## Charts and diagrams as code
^^^^^^^^

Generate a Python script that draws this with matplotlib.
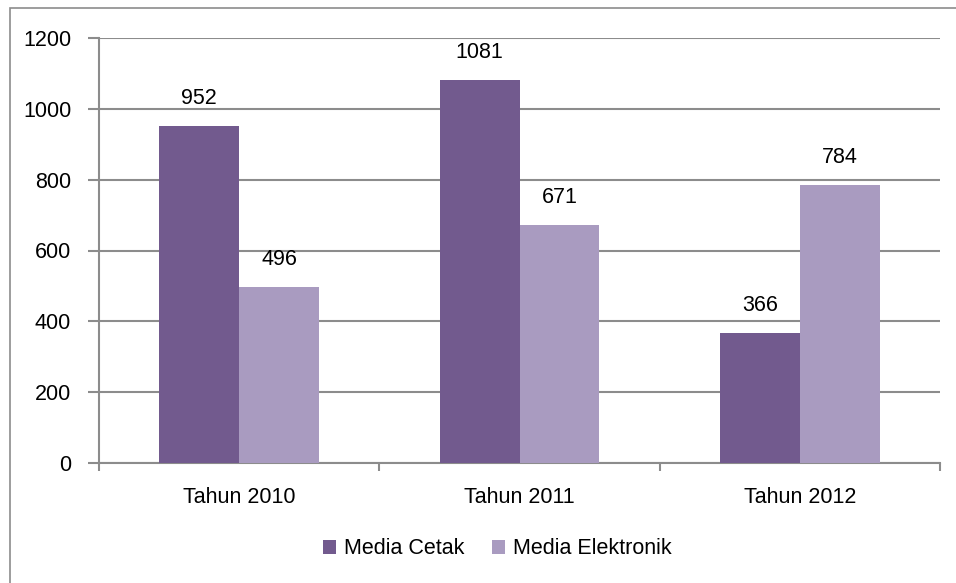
import numpy as np
import matplotlib.pyplot as plt
from matplotlib.patches import Rectangle

plt.rcParams['font.family'] = ['Liberation Sans', 'DejaVu Sans']

categories = ['Tahun 2010', 'Tahun 2011', 'Tahun 2012']
media_cetak = [952, 1081, 366]
media_elektronik = [496, 671, 784]
series_names = ['Media Cetak', 'Media Elektronik']
y_ticks = [0, 200, 400, 600, 800, 1000, 1200]

c_dark = '#725a8e'
c_light = '#a99bc0'
grid_col = '#8c8c8c'
fs = 15.5

fig = plt.figure(figsize=(9.56, 5.83), dpi=100)
ax = fig.add_axes([99 / 956, 1 - 463 / 583, (940 - 99) / 956, (463 - 38) / 583])

# outer chart border (extends beyond right/bottom of the image)
fig.patches.append(Rectangle((10 / 956, -0.05), 1.2, 1 - 8 / 583 + 0.05,
                             transform=fig.transFigure, fill=False,
                             edgecolor='#8c8c8c', linewidth=1.2))

x = np.arange(len(categories))
w = 0.285
b1 = ax.bar(x - w / 2, media_cetak, w, color=c_dark, label=series_names[0], zorder=3)
b2 = ax.bar(x + w / 2, media_elektronik, w, color=c_light, label=series_names[1], zorder=3)

for bars, vals in [(b1, media_cetak), (b2, media_elektronik)]:
    for r, v in zip(bars, vals):
        ax.text(r.get_x() + r.get_width() / 2, v + 48, str(v),
                ha='center', va='bottom', fontsize=fs, color='black')

ax.set_xlim(-0.5, 2.5)
ax.set_ylim(0, 1200)
ax.set_yticks(y_ticks)
ax.set_yticklabels([str(t) for t in y_ticks], fontsize=fs)
ax.yaxis.grid(True, color=grid_col, linewidth=1.5, zorder=0)
ax.set_axisbelow(True)

ax.set_xticks(x)
ax.set_xticklabels(categories, fontsize=fs)
ax.tick_params(axis='x', length=0, pad=17)
ax.set_xticks([-0.5, 0.5, 1.5, 2.5], minor=True)
ax.tick_params(axis='x', which='minor', length=6, width=1.5, color=grid_col, direction='out')
ax.tick_params(axis='y', length=8, width=1.5, color=grid_col, direction='out', pad=12)

for s in ['top', 'right']:
    ax.spines[s].set_visible(False)
ax.spines['left'].set_color(grid_col)
ax.spines['left'].set_linewidth(1.5)
ax.spines['bottom'].set_color(grid_col)
ax.spines['bottom'].set_linewidth(1.5)

fig.legend(handles=[b1, b2], labels=series_names, loc='center',
           bbox_to_anchor=(497 / 956, 1 - 549 / 583), ncol=2, frameon=False,
           fontsize=fs, handlelength=0.62, handleheight=0.62, handletextpad=0.35,
           columnspacing=1.3)

fig.savefig('out.png', dpi=100)
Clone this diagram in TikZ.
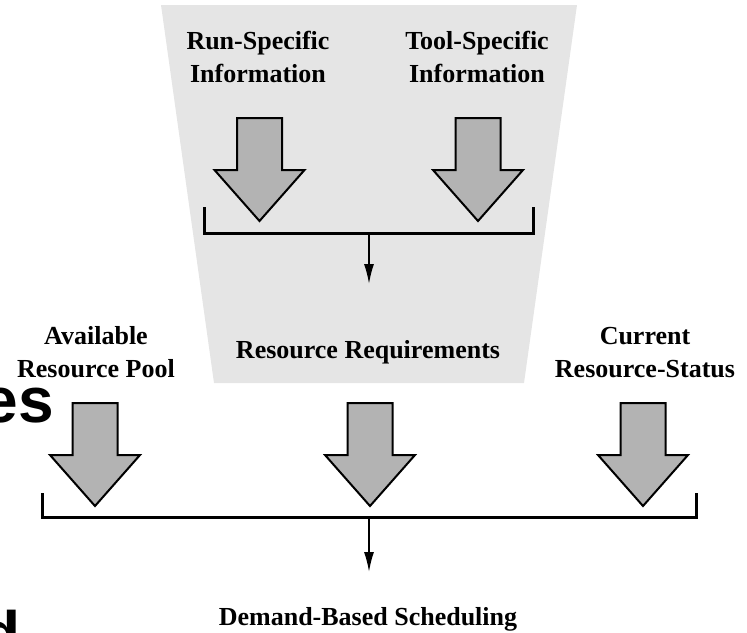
\documentclass[tikz,border=0pt]{standalone}
\usepackage{fontspec}
\setmainfont{Liberation Serif}
\newfontfamily\bigsans{Liberation Sans}
\usetikzlibrary{arrows.meta}
\definecolor{panelgray}{HTML}{E5E5E5}
\definecolor{arrowgray}{HTML}{B3B3B3}
\tikzset{
  lbl/.style={font=\fontsize{26}{33}\selectfont\bfseries, align=center, inner sep=0pt, anchor=base},
  frag/.style={font=\fontsize{64}{70}\selectfont\bigsans\bfseries, inner sep=0pt, anchor=base east},
  arrowbox/.style={fill=arrowgray, draw=black, line width=2pt, line join=miter},
  bracket/.style={draw=black, line width=3pt},
  stem/.style={draw=black, line width=1.6pt, -{Latex[length=20pt,width=10pt]}},
  bigarrow/.pic={
    \path[arrowbox] (-22.5,0) -- (22.5,0) -- (22.5,52) -- (45,52) -- (0,103)
      -- (-45,52) -- (-22.5,52) -- cycle;
  }
}
\begin{document}
\begin{tikzpicture}[x=1pt,y=-1pt]
\useasboundingbox (0,0) rectangle (747,632);
% grey panel
\fill[panelgray] (161,5) -- (577,5) -- (524,383) -- (214,383) -- cycle;
% top labels (base anchor = baseline of the last line)
\node[lbl] (run) at (258,82) {Run-Specific\\Information};
\node[lbl] (tool) at (477,82) {Tool-Specific\\Information};
% top arrows
\pic at (259.5,118) {bigarrow};
\pic at (478,118) {bigarrow};
% top bracket
\coordinate (tl) at (204,207);
\coordinate (tr) at (533,207);
\coordinate (tm) at (369,233);
\coordinate (tend) at (369,284);
\draw[bracket] (tl) |- (tm) -| (tr);
\draw[stem] (tm) -- (tend);
% middle labels
\node[lbl] (req) at (368,358) {Resource Requirements};
\node[lbl] (pool) at (96,377) {Available\\Resource Pool};
\node[lbl] (status) at (645,377) {Current\\Resource-Status};
% lower arrows
\pic at (95,403) {bigarrow};
\pic at (370,403) {bigarrow};
\pic at (643,403) {bigarrow};
% lower bracket
\coordinate (bl) at (42,493);
\coordinate (br) at (696,493);
\coordinate (bm) at (369,517);
\coordinate (bend) at (369,572);
\draw[bracket] (bl) |- (bm) -| (br);
\draw[stem] (bm) -- (bend);
% bottom label
\node[lbl] (dbs) at (368,625) {Demand-Based Scheduling};
% clipped fragments of large background text
\node[frag] (fes) at (54,422) {es};
\node[frag] (fd) at (21,656) {d};
\end{tikzpicture}
\end{document}
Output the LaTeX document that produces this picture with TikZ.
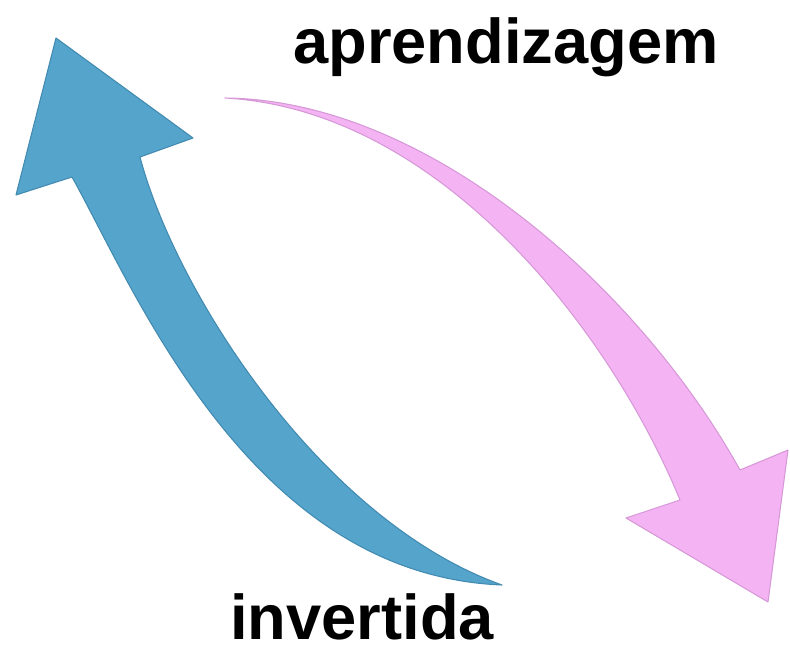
\documentclass[tikz,border=0pt]{standalone}
\usepackage{fontspec}
\setmainfont{Liberation Sans}
\usetikzlibrary{positioning}

\definecolor{arrowblue}{RGB}{84,164,204}
\definecolor{arrowbluedark}{RGB}{66,138,176}
\definecolor{arrowpink}{RGB}{244,180,244}
\definecolor{arrowpinkdark}{RGB}{214,152,214}

\begin{document}
\begin{tikzpicture}[
    x=0.02cm, y=-0.02cm,
    caption/.style={font=\fontsize{36}{40}\selectfont\bfseries, inner sep=0pt, anchor=base},
    bluearrow/.style={fill=arrowblue, draw=arrowbluedark, line width=0.6pt, line join=round},
    pinkarrow/.style={fill=arrowpink, draw=arrowpinkdark, line width=0.6pt, line join=round}
]
    \useasboundingbox (0,0) rectangle (790,649);

    % Blue arrow (pointing up-left)
    \filldraw[bluearrow] (56,38) -- (193,138) -- (140,157)
        .. controls (175,290) and (320,520) .. (502,585)
        .. controls (250,575) and (135,290) .. (72,177)
        -- (16,195) -- cycle;

    % Pink arrow (pointing down-right)
    \filldraw[pinkarrow] (225,98)
        .. controls (430,100) and (640,290) .. (740,470)
        -- (788,450) -- (768,602) -- (626,518) -- (680,500)
        .. controls (610,330) and (440,110) .. (225,98)
        -- cycle;

    % Labels
    \node[caption] (aprendizagem) at (506,63) {aprendizagem};
    \node[caption] (invertida) at (362,639) {invertida};
\end{tikzpicture}
\end{document}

^^^^^^^^

## Task directions
Pictures are excluded: retype only the lines from the beginning of the listing above through the line with "ax = fig.add_axes([99", both included.

## Solution
Generate a Python script that draws this with matplotlib.
import numpy as np
import matplotlib.pyplot as plt
from matplotlib.patches import Rectangle

plt.rcParams['font.family'] = ['Liberation Sans', 'DejaVu Sans']

categories = ['Tahun 2010', 'Tahun 2011', 'Tahun 2012']
media_cetak = [952, 1081, 366]
media_elektronik = [496, 671, 784]
series_names = ['Media Cetak', 'Media Elektronik']
y_ticks = [0, 200, 400, 600, 800, 1000, 1200]

c_dark = '#725a8e'
c_light = '#a99bc0'
grid_col = '#8c8c8c'
fs = 15.5

fig = plt.figure(figsize=(9.56, 5.83), dpi=100)
ax = fig.add_axes([99 / 956, 1 - 463 / 583, (940 - 99) / 956, (463 - 38) / 583])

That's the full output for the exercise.